UVa AIML Seminar
The AI and Machine Learning Seminar @ UVa

Data Contribution Estimation for Large Language Models & Debiasing Can Be Complementary


Stephanie Schoch & Hannah Chen
Department of Computer Science, University of Virginia

Time: 2023-11-15, 12:00 - 13:00 ET
Location: Rice 540 and Zoom

Abstract

Stephanie Schoch

Title: Data Contribution Estimation for Large Language Models

Abstract: Tasks enabled by data contribution estimation (DCE) aid model improvement through data improvement. While benchmark DCE evaluation tasks demonstrate efficacy in application across many ML domains, the computational costs have limited application of DCE to large language models (LLMs). In this talk, we will examine 1) the ways LLMs stand to benefit from DCE, 2) the challenges of scaling existing DCE methods to LLMs, and 3) recent work to address these challenges.

Hannah Chen

Title: Debiasing Can Be Complementary

Abstract: Statistical fairness stipulates equivalent outcomes for every protected group, whereas causal fairness prescribes that a model makes the same prediction for an individual regardless of their protected characteristics.
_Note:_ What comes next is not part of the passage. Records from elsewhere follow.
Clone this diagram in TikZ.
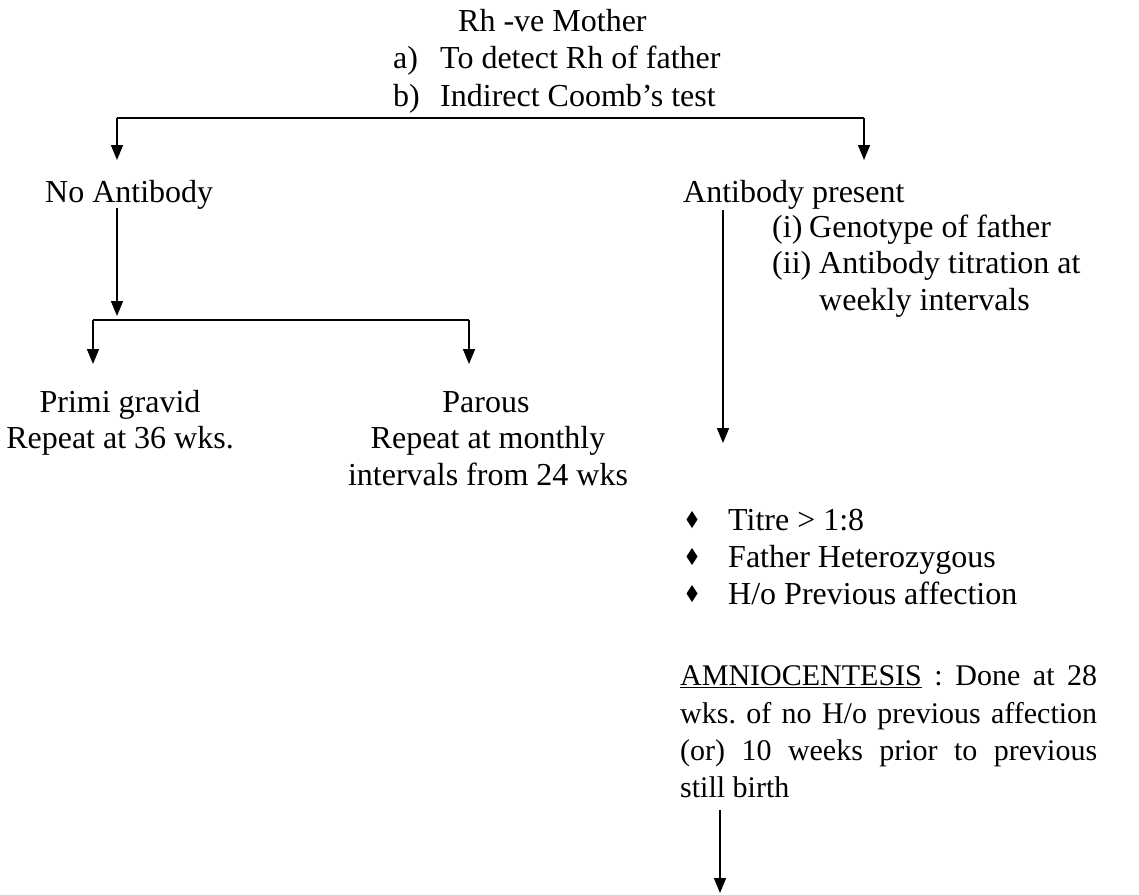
\documentclass[tikz,border=0pt]{standalone}
\usepackage{fontspec}
\setmainfont{Liberation Serif}
\usetikzlibrary{arrows.meta}
\begin{document}
\frenchspacing
\begin{tikzpicture}[x=1pt,y=-1pt,
  txt/.style={font=\fontsize{32}{37}\selectfont, inner sep=0pt, anchor=base west},
  ctxt/.style={font=\fontsize{32}{37}\selectfont, inner sep=0pt, anchor=base},
  ptxt/.style={font=\fontsize{30}{37}\selectfont, inner sep=0pt, anchor=base west},
  ln/.style={line width=1.6pt},
  arr/.style={line width=1.6pt, -{Triangle[width=12pt,length=15pt]}}]
\useasboundingbox (0,0) rectangle (1139,894);
\fill[white] (0,0) rectangle (1139,894);

% header
\node[txt] (title) at (458,31) {Rh -ve Mother};
\node[txt] (la) at (393,68) {a)};
\node[txt] (ta) at (440,68) {To detect Rh of father};
\node[txt] (lb) at (393,106) {b)};
\node[txt] (tb) at (440,106) {Indirect Coomb’s test};

% first split
\coordinate (sl) at (117,118);
\coordinate (sr) at (864,118);
\coordinate (noIn) at (117,160);
\coordinate (yesIn) at (864,160);
\draw[ln] (sl) -- (sr);
\draw[arr] (sl) -- (noIn);
\draw[arr] (sr) -- (yesIn);

% no antibody branch
\node[txt] (noab) at (45,202) {No Antibody};
\coordinate (noOut) at (117,208);
\coordinate (noEnd) at (117,316);
\draw[arr] (noOut) -- (noEnd);
\coordinate (s2l) at (93,320);
\coordinate (s2r) at (469,320);
\coordinate (primIn) at (93,364);
\coordinate (parIn) at (469,364);
\draw[ln] (s2l) -- (s2r);
\draw[arr] (s2l) -- (primIn);
\draw[arr] (s2r) -- (parIn);

\node[ctxt] (prim1) at (120,412) {Primi gravid};
\node[ctxt] (prim2) at (120,448) {Repeat at 36 wks.};
\node[ctxt] (par1) at (486,412) {Parous};
\node[ctxt] (par2) at (488,448) {Repeat at monthly};
\node[ctxt] (par3) at (488,485) {intervals from 24 wks};

% antibody present branch
\node[txt] (yesab) at (683,202) {Antibody present};
\node[txt] (li) at (772,237) {(i)};
\node[txt] (ti) at (809,237) {Genotype of father};
\node[txt] (lii) at (772,273) {(ii)};
\node[txt] (tii) at (819,273) {Antibody titration at};
\node[txt] (tii2) at (819,310) {weekly intervals};
\coordinate (yesOut) at (723,210);
\coordinate (critIn) at (723,443);
\draw[arr] (yesOut) -- (critIn);

% criteria
\node[txt] (c1) at (728,530) {Titre > 1:8};
\node[txt] (c2) at (728,567) {Father Heterozygous};
\node[txt] (c3) at (728,604) {H/o Previous affection};
\foreach \yy in {530,567,604}
  \fill (692,\yy-19) -- ++(5.5,8.5) -- ++(-5.5,8.5) -- ++(-5.5,-8.5) -- cycle;

% amniocentesis
\node[ptxt] (am1) at (680,685) {\makebox[417pt][s]{\underline{AMNIOCENTESIS} : Done at 28}};
\node[ptxt] (am2) at (680,723) {\makebox[417pt][s]{wks. of no H/o previous affection}};
\node[ptxt] (am3) at (680,760) {\makebox[417pt][s]{(or) 10 weeks prior to previous}};
\node[ptxt] (am4) at (680,797) {still birth};
\coordinate (amOut) at (720,810);
\coordinate (amEnd) at (720,893);
\draw[arr] (amOut) -- (amEnd);
\end{tikzpicture}
\end{document}
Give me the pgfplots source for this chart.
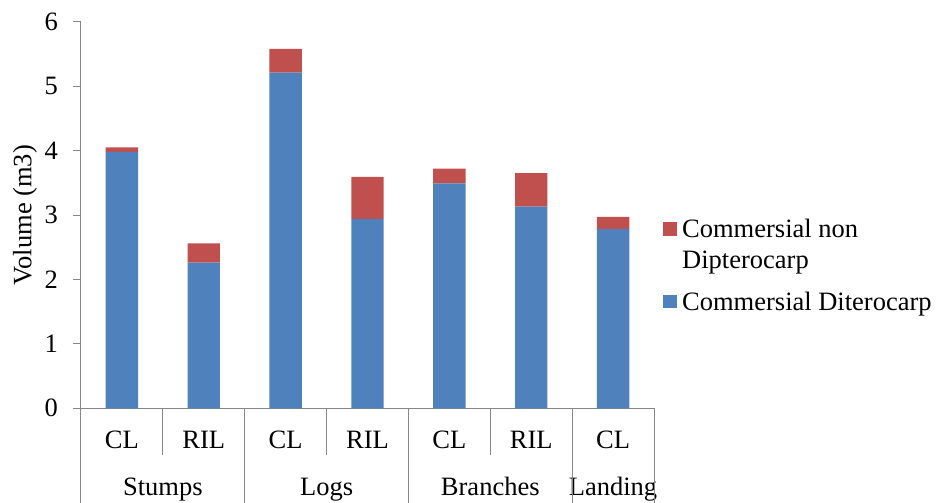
\documentclass[border=0pt]{standalone}
\usepackage{fontspec}
\setmainfont{Liberation Serif}
\usepackage{pgfplots}
\pgfplotsset{compat=1.18}
\definecolor{cblue}{HTML}{4F81BD}
\definecolor{cred}{HTML}{C0504D}
\definecolor{agray}{HTML}{868686}
\newcommand{\bigfont}{\fontsize{26.5bp}{31bp}\selectfont}
\begin{document}
\begin{tikzpicture}
\begin{axis}[
  width=573bp, height=386.6bp, scale only axis,
  xmin=-0.5, xmax=6.5, ymin=0, ymax=6,
  ybar stacked, bar width=32.4bp,
  axis x line*=bottom, axis y line*=left,
  axis line style={agray, line width=1bp},
  xtick={0,...,6}, xticklabels={CL,RIL,CL,RIL,CL,RIL,CL},
  ytick={0,...,6},
  tick align=outside,
  major tick length=8bp,
  ytick style={agray, line width=1bp},
  xtick style={draw=none},
  tick label style={font=\bigfont},
  xticklabel style={anchor=base, inner sep=0pt, yshift=-32bp},
  yticklabel style={anchor=east, inner sep=0pt},
  yticklabel shift=15bp,
  /pgf/number format/assume math mode=true,
  ylabel={Volume (m3)},
  every axis y label/.style={at={([xshift=-56bp]rel axis cs:0,0.5)}, rotate=90, anchor=center, font=\bigfont},
  clip=false,
  reverse legend,
  legend style={at={(axis description cs:1.0157,0.4897)}, anchor=north west, draw=none, fill=none,
    inner sep=0pt, font=\bigfont, row sep=22bp, column sep=0pt,
    nodes={inner sep=0pt, align=left}, cells={anchor=base west}},
]
\addplot[fill=cblue, draw=none, legend image code/.code={\fill[cblue] (0bp,2bp) rectangle (14bp,15.5bp); \path (19bp,0) ;}]
  coordinates {(0,3.98) (1,2.26) (2,5.21) (3,2.94) (4,3.49) (5,3.13) (6,2.78)};
\addlegendentry{Commersial Diterocarp}
\addplot[fill=cred, draw=none, legend image code/.code={\fill[cred] (0bp,33bp) rectangle (14bp,46.5bp); \path (19bp,0) ;}]
  coordinates {(0,0.07) (1,0.30) (2,0.37) (3,0.65) (4,0.23) (5,0.52) (6,0.19)};
\addlegendentry{Commersial non\\Dipterocarp}
\coordinate (O) at (axis cs:-0.5,0);
\pgfplotsinvokeforeach{0.5,2.5,4.5}{\draw[agray, line width=1bp] (axis cs:#1,0) -- ([yshift=-47bp]axis cs:#1,0);}
\pgfplotsinvokeforeach{-0.5,1.5,3.5,5.5,6.5}{\draw[agray, line width=1bp] (axis cs:#1,0) -- ([yshift=-95bp]axis cs:#1,0);}
\node[font=\bigfont, anchor=base, inner sep=0pt] at ([yshift=-87bp]axis cs:0.5,0) {Stumps};
\node[font=\bigfont, anchor=base, inner sep=0pt] at ([yshift=-87bp]axis cs:2.5,0) {Logs};
\node[font=\bigfont, anchor=base, inner sep=0pt] at ([yshift=-87bp]axis cs:4.5,0) {Branches};
\node[font=\bigfont, anchor=base, inner sep=0pt] at ([yshift=-87bp]axis cs:6,0) {Landing};
\end{axis}
\pgfresetboundingbox
\path ([shift={(-81bp,-94.7bp)}]O) rectangle ([shift={(855bp,408.3bp)}]O);
\end{tikzpicture}
\end{document}
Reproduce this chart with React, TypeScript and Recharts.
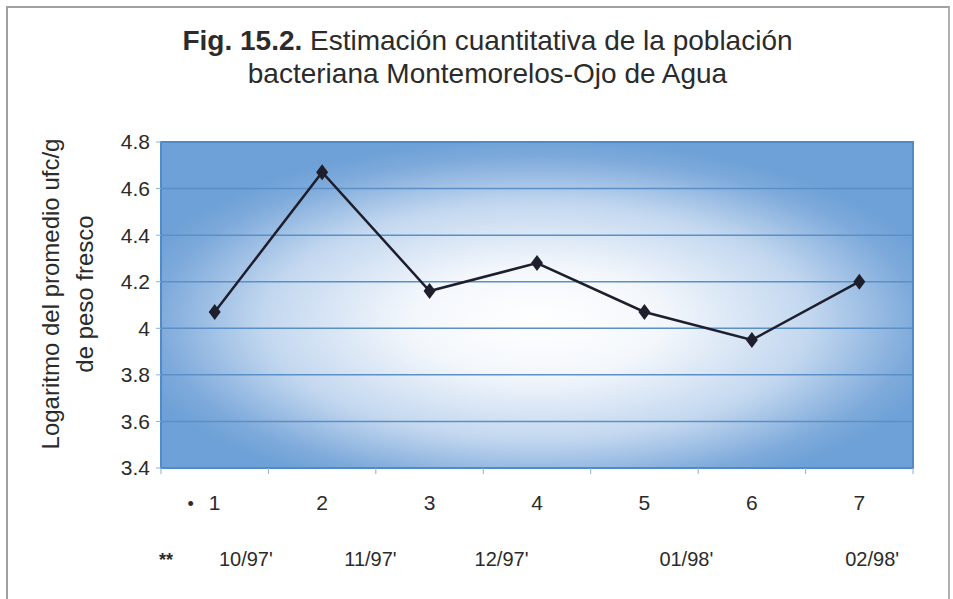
import { CartesianGrid, Line, LineChart, ReferenceArea, XAxis, YAxis } from "recharts";

// Muestreos 1..7 y logaritmo del promedio ufc/g
const muestreos = [1, 2, 3, 4, 5, 6, 7];
const logUfc = [4.07, 4.67, 4.16, 4.28, 4.07, 3.95, 4.2];
const yTicks = [3.4, 3.6, 3.8, 4, 4.2, 4.4, 4.6, 4.8];
const bordes = [0.5, 1.5, 2.5, 3.5, 4.5, 5.5, 6.5, 7.5];
// fechas escritas a mano bajo los números (no caen justo debajo de cada punto)
const fechas = ["10/97'", "11/97'", "12/97'", "01/98'", "02/98'"];
const fechasPos = [1.29, 2.45, 3.67, 5.39, 7.12];

const data = muestreos.map((m, i) => ({ m, v: logUfc[i] }));

const font = "'Liberation Sans', Arial, sans-serif";
const ink = "#2b2b2b";
const azul = "#4f8bc9";

function Diamond({ cx, cy }: { cx?: number; cy?: number }) {
  if (cx == null || cy == null) return null;
  return <path d={`M${cx},${cy - 8}L${cx + 6},${cy}L${cx},${cy + 8}L${cx - 6},${cy}Z`} fill="#1e1e2c" />;
}

function MesTick({ x, y, payload }: any) {
  return (
    <g>
      {payload.value === 1 ? (
        <text x={x - 24} y={y + 34} textAnchor="middle" fontSize={18} fill={ink} fontFamily={font}>•</text>
      ) : null}
      <text x={x} y={y + 34} textAnchor="middle" fontSize={21} fill={ink} fontFamily={font}>
        {payload.value}
      </text>
    </g>
  );
}

function FechaTick({ x, y, payload, index }: any) {
  return (
    <g>
      {index === 0 ? (
        <text x={166} y={y + 40} textAnchor="middle" fontSize={18} fontWeight="bold" fill={ink} fontFamily={font}>**</text>
      ) : null}
      <text x={x} y={y + 40} textAnchor="middle" fontSize={20} fill={ink} fontFamily={font}>
        {fechas[fechasPos.indexOf(payload.value)]}
      </text>
    </g>
  );
}

export default function App() {
  return (
    <div style={{ position: "absolute", left: 0, top: 0, width: 953, height: 599, background: "#fff", fontFamily: font, color: ink }}>
      <div style={{ position: "absolute", left: 6, top: 6, width: 940, height: 600, borderTop: "2px solid #a0a0a0", borderLeft: "2px solid #a0a0a0", borderRight: "2px solid #b0b0b0" }} />
      <div style={{ position: "absolute", left: 0, width: 975, top: 24, textAlign: "center", fontSize: 28, lineHeight: "33px" }}>
        <b>Fig. 15.2.</b> Estimación cuantitativa de la población
        <br />
        bacteriana Montemorelos-Ojo de Agua
      </div>
      <div
        style={{
          position: "absolute", left: 70, top: 294, width: 0, height: 0,
        }}
      >
        <div style={{ position: "absolute", left: -200, top: -36, width: 400, textAlign: "center", fontSize: 24, lineHeight: "34px", transform: "rotate(-90deg)", transformOrigin: "200px 36px" }}>
          Logaritmo del promedio ufc/g
          <br />
          de peso fresco
        </div>
      </div>
      <LineChart width={953} height={599} data={data} margin={{ top: 142, right: 40, bottom: 0, left: 101 }}>
        <defs>
          <radialGradient id="fondo" cx="50%" cy="55%" r="56%">
            <stop offset="0%" stopColor="#ffffff" />
            <stop offset="30%" stopColor="#f3f7fc" />
            <stop offset="65%" stopColor="#c2d7ef" />
            <stop offset="90%" stopColor="#7eaadb" />
            <stop offset="100%" stopColor="#6ea1d7" />
          </radialGradient>
        </defs>
        <CartesianGrid xAxisId="x2" vertical={false} stroke="#5b8fc8" strokeWidth={1.5} fill="url(#fondo)" fillOpacity={1} />
        {/* x1: marcas entre muestreos, x2: número de muestreo, x3: fecha */}
        <XAxis
          xAxisId="x1" type="number" dataKey="m" domain={[0.5, 7.5]} ticks={bordes}
          tickFormatter={() => ""} tickSize={6} height={8} axisLine={false}
          tickLine={{ stroke: "#8fb0d4" }}
        />
        <XAxis
          xAxisId="x2" type="number" dataKey="m" domain={[0.5, 7.5]} ticks={muestreos}
          tick={<MesTick />} tickSize={0} tickMargin={0} height={50} axisLine={false} tickLine={false}
        />
        <XAxis
          xAxisId="x3" type="number" dataKey="m" domain={[0.5, 7.5]} ticks={fechasPos}
          tick={<FechaTick />} tickSize={0} tickMargin={0} height={73} axisLine={false} tickLine={false}
        />
        <YAxis
          type="number" domain={[3.4, 4.8]} ticks={yTicks} width={60}
          tickFormatter={(v: number) => (v === 4 ? "4" : v.toFixed(1))}
          tick={{ fill: ink, fontSize: 21, fontFamily: font }}
          tickSize={5} tickMargin={6} axisLine={false} tickLine={{ stroke: "#8fb0d4" }}
        />
        <ReferenceArea xAxisId="x2" x1={0.5} x2={7.5} y1={3.4} y2={4.8} fill="none" stroke={azul} strokeWidth={2} />
        <Line
          xAxisId="x2" dataKey="v" stroke="#1e1e2c" strokeWidth={2.5}
          dot={<Diamond />} activeDot={false} isAnimationActive={false}
        />
      </LineChart>
    </div>
  );
}
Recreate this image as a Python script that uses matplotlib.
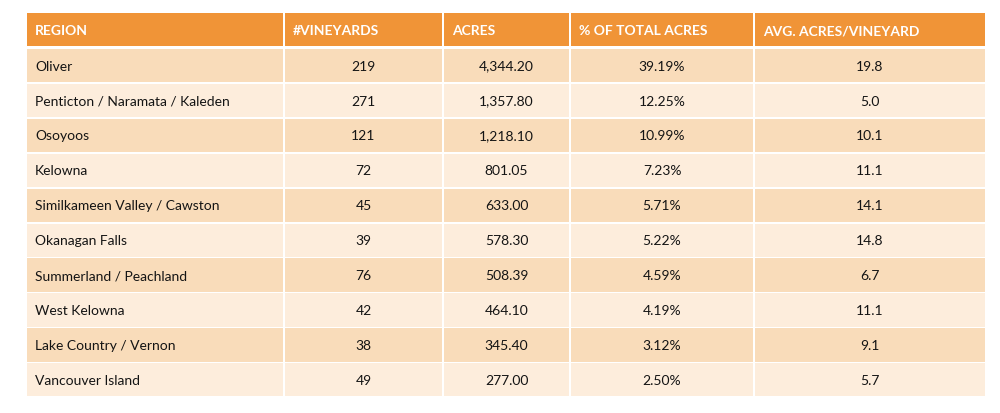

While recent work has shown that counterfactual data augmentation is effective for reducing bias in NLP models, the debiased models are often evaluated only on metrics that are closely tied to the causal fairness notions employed by the debiasing method. This brings into question the effectiveness of the debiasing methods and the reliability of these bias evaluations. In this work, we consider bias metrics proposed for statistical and causal fairness via a case study on gender bias in NLP models. We find that statistical and causal debiasing methods show greater effectiveness when evaluated on a bias metric with the same fairness notion. In addition, causal debiasing may not improve statistical fairness. We demonstrate that combinations of statistical and causal debiasing techniques are able to achieve the best overall performance on both bias metrics. Our results demonstrate the need to be cautious about how bias metrics are used in evaluation.

Bio

Stephanie is a Computer Science PhD candidate at the University of Virginia advised by Dr. Yangfeng Ji in the Information and Language Processing (ILP) Lab. Her research interests lie in data quality analysis and selection, with a particular interest in natural language data.

Hannah is a Computer Science PhD candidate at University of Virginia. I am advised by Prof. David Evans and Prof. Yangfeng Ji. Her research primarily focuses on auditing NLP models. She has worked on adversarial NLP and privacy attacks on NLP models in the past. She is currently working on bias/fairness assessment for NLP models.